Figure scripts:
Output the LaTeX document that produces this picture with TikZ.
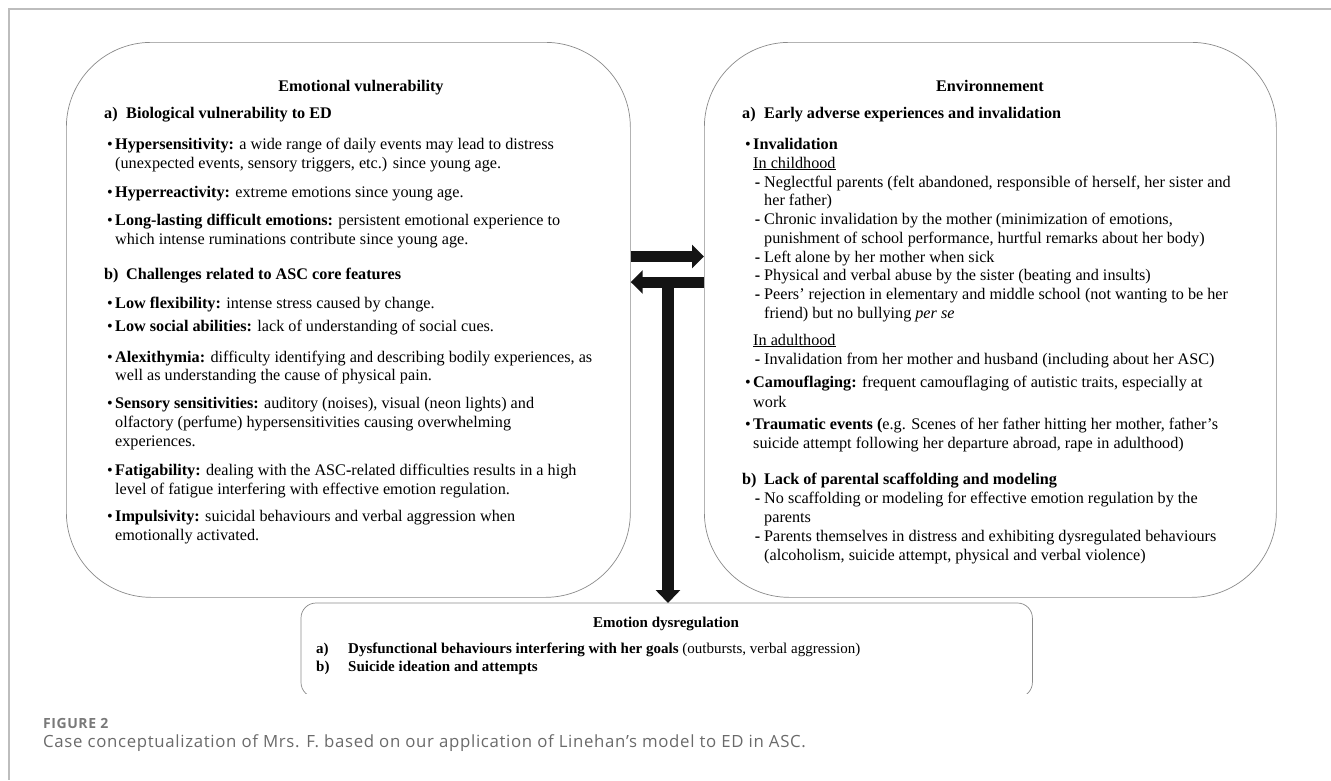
\documentclass[tikz,border=0pt]{standalone}
\usepackage{fontspec}
\setmainfont{Liberation Serif}
\newfontfamily\capfont[LetterSpace=4]{Open Sans}
\usetikzlibrary{arrows.meta}
\definecolor{framegray}{HTML}{BDBDBD}
\definecolor{boxgray}{HTML}{8A8A8A}
\definecolor{arrowblack}{HTML}{141414}
\definecolor{capgray}{HTML}{6A6A6A}
\newcommand{\fs}{\fontsize{16.2}{19}\selectfont}
\newcommand{\fb}{\fontsize{15}{18}\selectfont}
\newcommand{\bul}{\llap{\textbullet\hspace{2.5pt}}}
\newcommand{\dsh}{\llap{\textbf{-}\hspace{4pt}}}
\newcommand{\tl}[4]{\node[txt] (#1) at (#2,#3) {#4};}
\tikzset{
  bigbox/.style={draw=boxgray, line width=0.7pt, rounded corners=85pt, anchor=north west, inner sep=0pt},
  txt/.style={anchor=base west, inner sep=0pt, font=\fs},
  txtb/.style={anchor=base west, inner sep=0pt, font=\fb},
  hd/.style={anchor=base, inner sep=0pt, font=\fs\bfseries},
  fat/.style={draw=arrowblack, line width=11pt, -{Triangle[length=12pt,width=23pt]}},
}
\begin{document}
\begin{tikzpicture}[x=1pt,y=-1pt]
\useasboundingbox (0,0) rectangle (1331,780);
% outer frame
\draw[framegray, line width=2pt] (1331,9) -- (9,9) -- (9,780);
% boxes
\node[bigbox, minimum width=564pt, minimum height=555pt] (L) at (66,42) {};
\node[bigbox, minimum width=572pt, minimum height=555pt] (R) at (704,42) {};
\node[anchor=north west, inner sep=0pt, minimum width=731pt, minimum height=90pt] (B) at (301,603) {};
\begin{scope}
  \clip ([xshift=-5pt,yshift=5pt]B.north west) rectangle (B.south east -| 1045,0);
  \draw[boxgray, line width=0.7pt, rounded corners=15pt] (B.north west) rectangle ([yshift=-4pt]B.south east);
\end{scope}
% arrows
\coordinate (t) at (668,282);
\draw[fat] (L.east |- 0,256.5) -- (R.west |- 0,256.5);
\draw[fat] (R.west |- 0,282) -- (L.east |- 0,282);
\draw[draw=arrowblack, line width=12pt, -{Triangle[length=13pt,width=24pt]}] (t) -- (t |- B.north);
% left box text
\node[hd] (hL) at (361,91) {Emotional vulnerability};
\tl{la}{104}{118}{\textbf{\makebox[22pt][l]{a)}Biological vulnerability to ED}}
\tl{l1}{115}{149}{\bul\textbf{Hypersensitivity:} a wide range of daily events may lead to distress}
\tl{l2}{115}{168}{(unexpected events, sensory triggers, etc.) since young age.}
\tl{l3}{115}{197}{\bul\textbf{Hyperreactivity:} extreme emotions since young age.}
\tl{l4}{115}{225}{\bul\textbf{Long-lasting difficult emotions:} persistent emotional experience to}
\tl{l5}{115}{244}{which intense ruminations contribute since young age.}
\tl{lb}{104}{279}{\textbf{\makebox[22pt][l]{b)}Challenges related to ASC core features}}
\tl{l6}{115}{308}{\bul\textbf{Low flexibility:} intense stress caused by change.}
\tl{l7}{115}{331}{\bul\textbf{Low social abilities:} lack of understanding of social cues.}
\tl{l8}{115}{362}{\bul\textbf{Alexithymia:} difficulty identifying and describing bodily experiences, as}
\tl{l9}{115}{380}{well as understanding the cause of physical pain.}
\tl{l10}{115}{408}{\bul\textbf{Sensory sensitivities:} auditory (noises), visual (neon lights) and}
\tl{l11}{115}{427}{olfactory (perfume) hypersensitivities causing overwhelming}
\tl{l12}{115}{446}{experiences.}
\tl{l13}{115}{475}{\bul\textbf{Fatigability:} dealing with the ASC\textbf{-}related difficulties results in a high}
\tl{l14}{115}{494}{level of fatigue interfering with effective emotion regulation.}
\tl{l15}{115}{521}{\bul\textbf{Impulsivity:} suicidal behaviours and verbal aggression when}
\tl{l16}{115}{540}{emotionally activated.}
% right box text
\node[hd] (hR) at (990,91) {Environnement};
\tl{ra}{742}{118}{\textbf{\makebox[22pt][l]{a)}Early adverse experiences and invalidation}}
\tl{r1}{753}{149}{\bul\textbf{Invalidation}}
\tl{r2}{753}{168}{\underline{In childhood}}
\tl{r3}{764}{187}{\dsh Neglectful parents (felt abandoned, responsible of herself, her sister and}
\tl{r4}{764}{205}{her father)}
\tl{r5}{764}{224}{\dsh Chronic invalidation by the mother (minimization of emotions,}
\tl{r6}{764}{243}{punishment of school performance, hurtful remarks about her body)}
\tl{r7}{764}{262}{\dsh Left alone by her mother when sick}
\tl{r8}{764}{280}{\dsh Physical and verbal abuse by the sister (beating and insults)}
\tl{r9}{764}{299}{\dsh Peers’ rejection in elementary and middle school (not wanting to be her}
\tl{r10}{764}{318}{friend) but no bullying \textit{per se}}
\tl{r11}{753}{345}{\underline{In adulthood}}
\tl{r12}{764}{364}{\dsh Invalidation from her mother and husband (including about her ASC)}
\tl{r13}{753}{387}{\bul\textbf{Camouflaging:} frequent camouflaging of autistic traits, especially at}
\tl{r14}{753}{407}{work}
\tl{r15}{753}{429}{\bul\textbf{Traumatic events (}e.g. Scenes of her father hitting her mother, father’s}
\tl{r16}{753}{448}{suicide attempt following her departure abroad, rape in adulthood)}
\tl{rb}{742}{484}{\textbf{\makebox[22pt][l]{b)}Lack of parental scaffolding and modeling}}
\tl{r17}{764}{503}{\dsh No scaffolding or modeling for effective emotion regulation by the}
\tl{r18}{764}{522}{parents}
\tl{r19}{764}{541}{\dsh Parents themselves in distress and exhibiting dysregulated behaviours}
\tl{r20}{764}{560}{(alcoholism, suicide attempt, physical and verbal violence)}
% bottom box text
\node[anchor=base, inner sep=0pt, font=\fb\bfseries] (hB) at (666,627) {Emotion dysregulation};
\node[txtb] (ba) at (316,653) {\textbf{\makebox[32pt][l]{a)}Dysfunctional behaviours interfering with her goals} (outbursts, verbal aggression)};
\node[txtb] (bb) at (316,671) {\textbf{\makebox[32pt][l]{b)}Suicide ideation and attempts}};
% caption
\node[anchor=base west, inner sep=0pt, font=\capfont\fontsize{14}{16}\selectfont\bfseries, text=capgray!90] (fig) at (43,728) {FIGURE 2};
\node[anchor=base west, inner sep=0pt, font=\capfont\fontsize{16.8}{19}\selectfont, text=capgray] (cap) at (43,747) {Case conceptualization of Mrs. F. based on our application of Linehan’s model to ED in ASC.};
\end{tikzpicture}
\end{document}
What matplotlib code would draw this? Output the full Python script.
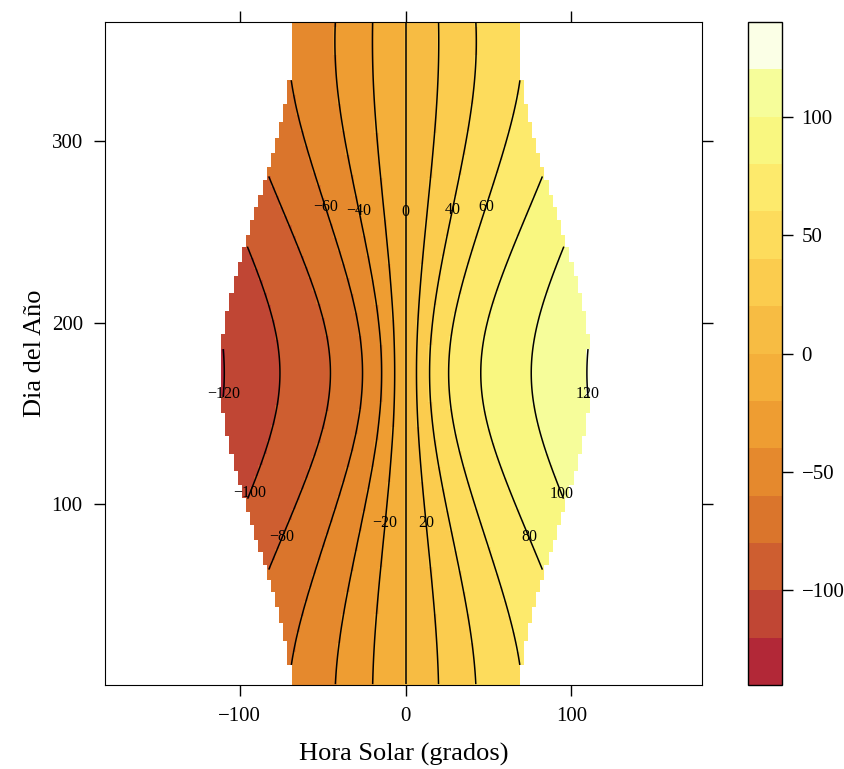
import numpy as np
import matplotlib
matplotlib.use("Agg")
import matplotlib.pyplot as plt
from matplotlib.colors import ListedColormap, BoundaryNorm

plt.rcParams['font.family'] = ['Liberation Serif', 'DejaVu Serif']

# grid: solar hour angle (10 min steps, degrees) and day of year
hour_angle = np.arange(-180, 180, 2.5)
days = np.arange(1, 366)
latitude = 40.4

# levels and colours of the level plot
levels = np.arange(-140, 141, 20)
contour_levels = np.arange(-120, 121, 20)
band_colors = ['#B22837', '#C04634', '#CE5E30', '#DA752C', '#E5892D',
               '#EE9D32', '#F4AF3A', '#F7BC43', '#FBCC4E', '#FDDC5C',
               '#FDEA6C', '#F9F780', '#F6FD9A', '#FBFFE6']
cbar_ticks = [-100, -50, 0, 50, 100]

# solar azimuth (south = 0, east negative)
W, D = np.meshgrid(np.radians(hour_angle), days)
phi = np.radians(latitude)
decl = np.radians(23.45) * np.sin(2 * np.pi * (284 + D) / 365)
sin_alt = np.sin(phi) * np.sin(decl) + np.cos(phi) * np.cos(decl) * np.cos(W)
cos_alt = np.sqrt(1 - sin_alt**2)
cos_az = (sin_alt * np.sin(phi) - np.sin(decl)) / (cos_alt * np.cos(phi))
az = np.sign(W) * np.degrees(np.arccos(np.clip(cos_az, -1, 1)))
az = np.ma.masked_where(sin_alt <= 0, az)

fig = plt.figure(figsize=(8.44, 7.69), dpi=100)
ax = fig.add_axes([0.1244, 0.1092, 0.7074, 0.8622])
cax = fig.add_axes([0.8863, 0.1092, 0.0403, 0.8622])

cmap = ListedColormap(band_colors)
norm = BoundaryNorm(levels, cmap.N)
mesh = ax.pcolormesh(hour_angle, days, az, cmap=cmap, norm=norm, shading='nearest')

cs = ax.contour(hour_angle, days, az, levels=contour_levels, colors='k',
                linewidths=1.1, linestyles='solid')
label_pos = [(-48, 264), (-26, 262), (0, 261), (28, 262), (48, 264),
             (-110.6, 161), (110.6, 161), (-94, 106), (95, 106),
             (-75, 82), (75, 82), (-12, 89.5), (12.7, 89.5)]
labels = ax.clabel(cs, inline=False, fontsize=11.5, manual=label_pos,
                   fmt=lambda v: f"{v:g}".replace('-', '\u2212'))
for t in labels:
    t.set_rotation(0)

ax.set_xlim(-181.25, 178.75)
ax.set_ylim(0.5, 365.5)
ax.set_xticks([-100, 0, 100])
ax.set_yticks([100, 200, 300])
ax.tick_params(direction='out', length=8, width=1, top=True, right=True,
               labelsize=15, pad=8)
ax.set_xlabel('Hora Solar (grados)', fontsize=19, labelpad=12)
ax.set_ylabel('Dia del Año', fontsize=19, labelpad=4)

cb = fig.colorbar(mesh, cax=cax, ticks=cbar_ticks)
cb.outline.set_linewidth(1)
cb.minorticks_off()
cax.tick_params(direction='out', length=8, width=1, labelsize=15, pad=6)

fig.savefig('out.png', dpi=100)
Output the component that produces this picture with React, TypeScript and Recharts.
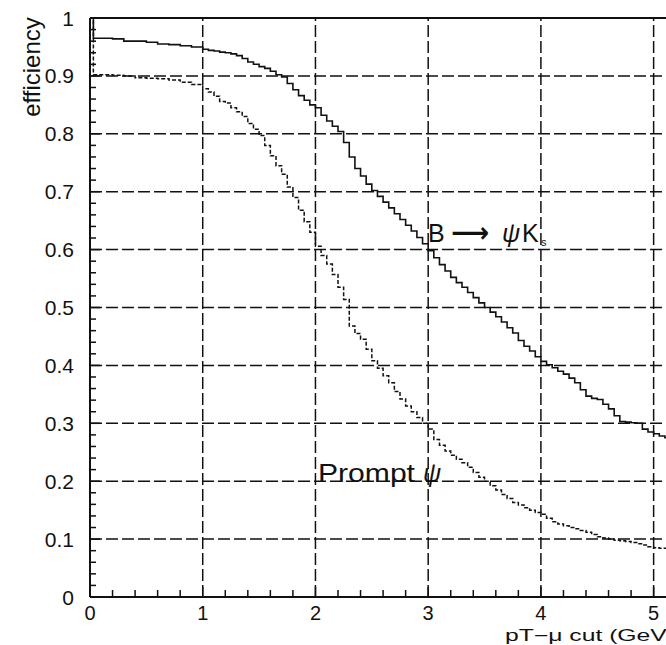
import { LineChart, Line, XAxis, YAxis, ReferenceLine } from 'recharts';

// pT-mu cut (GeV)
const CUT = [
  0, 0.03, 0.1, 0.2, 0.3, 0.4, 0.5, 0.6, 0.7, 0.8, 0.9,
  1.0, 1.05, 1.1, 1.15, 1.2, 1.25, 1.3, 1.35, 1.4, 1.45,
  1.5, 1.55, 1.6, 1.65, 1.7, 1.75, 1.8, 1.85, 1.9, 1.95,
  2.0, 2.05, 2.1, 2.15, 2.2, 2.25, 2.3, 2.35, 2.4, 2.45,
  2.5, 2.55, 2.6, 2.65, 2.7, 2.75, 2.8, 2.85, 2.9, 2.95,
  3.0, 3.05, 3.1, 3.15, 3.2, 3.25, 3.3, 3.35, 3.4, 3.45,
  3.5, 3.55, 3.6, 3.65, 3.7, 3.75, 3.8, 3.85, 3.9, 3.95,
  4.0, 4.05, 4.1, 4.15, 4.2, 4.25, 4.3, 4.35, 4.4, 4.45,
  4.5, 4.55, 4.6, 4.65, 4.7, 4.75, 4.8, 4.85, 4.9, 4.95,
  5.0, 5.05, 5.1, 5.15, 5.2,
];

// B -> psi Ks efficiency
const B_EFF = [
  1.0, 0.965, 0.965, 0.964, 0.96, 0.96, 0.958, 0.955, 0.954, 0.952, 0.95,
  0.946, 0.944, 0.943, 0.941, 0.94, 0.938, 0.935, 0.93, 0.924, 0.92,
  0.916, 0.913, 0.908, 0.902, 0.898, 0.887, 0.876, 0.866, 0.858, 0.85,
  0.845, 0.832, 0.822, 0.813, 0.804, 0.785, 0.76, 0.74, 0.727, 0.713,
  0.702, 0.692, 0.682, 0.672, 0.662, 0.652, 0.642, 0.632, 0.621, 0.61,
  0.598, 0.586, 0.574, 0.563, 0.552, 0.543, 0.535, 0.526, 0.517, 0.508,
  0.5, 0.492, 0.484, 0.475, 0.465, 0.456, 0.443, 0.433, 0.425, 0.415,
  0.407, 0.401, 0.396, 0.39, 0.385, 0.378, 0.37, 0.358, 0.347, 0.343,
  0.341, 0.333, 0.325, 0.313, 0.303, 0.302, 0.301, 0.3, 0.29, 0.285,
  0.282, 0.278, 0.275, 0.271, 0.268,
];

// prompt psi efficiency
const PROMPT_EFF = [
  1.0, 0.902, 0.902, 0.901, 0.9, 0.897, 0.896, 0.895, 0.893, 0.889, 0.885,
  0.878, 0.872, 0.865, 0.856, 0.853, 0.845, 0.838, 0.83, 0.818, 0.808,
  0.797, 0.78, 0.762, 0.745, 0.73, 0.708, 0.69, 0.668, 0.648, 0.63,
  0.606, 0.59, 0.575, 0.557, 0.535, 0.514, 0.468, 0.455, 0.445, 0.428,
  0.408, 0.395, 0.382, 0.37, 0.355, 0.342, 0.33, 0.32, 0.31, 0.3,
  0.29, 0.272, 0.262, 0.252, 0.245, 0.238, 0.232, 0.224, 0.215, 0.207,
  0.2, 0.192, 0.185, 0.177, 0.17, 0.163, 0.159, 0.154, 0.15, 0.146,
  0.143, 0.136, 0.13, 0.126, 0.123, 0.12, 0.118, 0.115, 0.112, 0.108,
  0.104, 0.102, 0.1, 0.098, 0.097, 0.096, 0.094, 0.092, 0.09, 0.087,
  0.085, 0.084, 0.084, 0.083, 0.083,
];

const X_MAJOR = [0, 1, 2, 3, 4, 5];
const Y_MAJOR = [0, 0.1, 0.2, 0.3, 0.4, 0.5, 0.6, 0.7, 0.8, 0.9, 1];

const FONT = '"Liberation Sans", Arial, Helvetica, sans-serif';
const INK = '#111';

const data = CUT.map((x, i) => ({ x, b: B_EFF[i], prompt: PROMPT_EFF[i] }));

// 5 subdivisions between major ticks
const xTicks: number[] = [];
for (let i = 0; i <= 27; i++) xTicks.push(Number((i * 0.2).toFixed(2)));
const yTicks: number[] = [];
for (let i = 0; i <= 50; i++) yTicks.push(Number((i * 0.02).toFixed(2)));

const isMajor = (v: number, list: number[]) => list.some((m) => Math.abs(m - v) < 1e-6);

function XTick(props: any) {
  const { x, y, payload } = props;
  const major = isMajor(payload.value, X_MAJOR);
  return (
    <g>
      <line x1={x} y1={y} x2={x} y2={y - (major ? 10 : 7)} stroke={INK} strokeWidth={1.5} />
      {major && (
        <text x={x} y={y + 23} textAnchor="middle" fontSize={20} fontFamily={FONT} fill={INK}>
          {String(payload.value)}
        </text>
      )}
    </g>
  );
}

function YTick(props: any) {
  const { x, y, payload } = props;
  const major = isMajor(payload.value, Y_MAJOR);
  return (
    <g>
      <line x1={x} y1={y} x2={x + (major ? 10 : 6)} y2={y} stroke={INK} strokeWidth={1.5} />
      {major && (
        <text x={x - 16} y={y} dy="0.36em" textAnchor="end" fontSize={21} fontFamily={FONT} fill={INK}>
          {String(payload.value)}
        </text>
      )}
    </g>
  );
}

export default function App() {
  return (
    <div style={{ position: 'absolute', left: 0, top: 0, width: 666, height: 645, overflow: 'hidden', background: '#fff' }}>
      <LineChart width={720} height={645} data={data} margin={{ top: 18, right: 10, bottom: 8, left: 0 }}>
        <XAxis
          dataKey="x"
          type="number"
          domain={[0, 5.5]}
          ticks={xTicks}
          interval={0}
          tickLine={false}
          tickSize={0}
          tickMargin={0}
          height={40}
          axisLine={{ stroke: INK, strokeWidth: 2 }}
          tick={<XTick />}
        />
        <YAxis
          type="number"
          domain={[0, 1]}
          ticks={yTicks}
          interval={0}
          tickLine={false}
          tickSize={0}
          tickMargin={0}
          width={90}
          axisLine={{ stroke: INK, strokeWidth: 2 }}
          tick={<YTick />}
        />
        {X_MAJOR.filter((v) => v > 0).map((v) => (
          <ReferenceLine key={'gx' + v} x={v} stroke={INK} strokeWidth={1.5} strokeDasharray="12 4" />
        ))}
        {Y_MAJOR.filter((v) => v > 0 && v < 1).map((v) => (
          <ReferenceLine key={'gy' + v} y={v} stroke={INK} strokeWidth={1.5} strokeDasharray="12 4" />
        ))}
        <ReferenceLine y={1} stroke={INK} strokeWidth={2} />
        <Line type="stepAfter" dataKey="b" stroke={INK} strokeWidth={1.6} dot={false} isAnimationActive={false} />
        <Line
          type="stepAfter"
          dataKey="prompt"
          stroke={INK}
          strokeWidth={1.5}
          strokeDasharray="4 2"
          dot={false}
          isAnimationActive={false}
        />
      </LineChart>
      <svg width={666} height={645} style={{ position: 'absolute', left: 0, top: 0, pointerEvents: 'none' }}>
        <text
          transform="translate(40,67) rotate(-90)"
          textAnchor="middle"
          fontSize={24}
          fontFamily={FONT}
          fill={INK}
        >
          efficiency
        </text>
        <text x={505} y={641} fontSize={16} fontFamily={FONT} fill={INK} textLength={170} lengthAdjust="spacingAndGlyphs">
          pT−μ cut (GeV)
        </text>
        <text x={428} y={242} fontSize={25} fontFamily={FONT} fill={INK}>B</text>
        <text
          x={451}
          y={242}
          fontSize={28}
          fontFamily='"DejaVu Sans", sans-serif'
          fontWeight="bold"
          fill={INK}
          textLength={38}
          lengthAdjust="spacingAndGlyphs"
        >
          ⟶
        </text>
        <text x={502} y={242} fontSize={25} fontFamily={FONT} fill={INK} fontStyle="italic">ψ</text>
        <text x={522} y={242} fontSize={25} fontFamily={FONT} fill={INK}>K</text>
        <text x={541} y={246} fontSize={11} fontFamily={FONT} fill={INK}>s</text>
        <text x={318} y={482} fontSize={25} fontFamily={FONT} fill={INK} textLength={97} lengthAdjust="spacingAndGlyphs">Prompt</text>
        <text x={423} y={482} fontSize={25} fontFamily={FONT} fill={INK} fontStyle="italic">ψ</text>
      </svg>
    </div>
  );
}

- Problem details
Copy word for word only the lines above from the one with "What matplotlib code" through the one with "latitude = 40.4". Leave pictures out.

- Solution below
What matplotlib code would draw this? Output the full Python script.
import numpy as np
import matplotlib
matplotlib.use("Agg")
import matplotlib.pyplot as plt
from matplotlib.colors import ListedColormap, BoundaryNorm

plt.rcParams['font.family'] = ['Liberation Serif', 'DejaVu Serif']

# grid: solar hour angle (10 min steps, degrees) and day of year
hour_angle = np.arange(-180, 180, 2.5)
days = np.arange(1, 366)
latitude = 40.4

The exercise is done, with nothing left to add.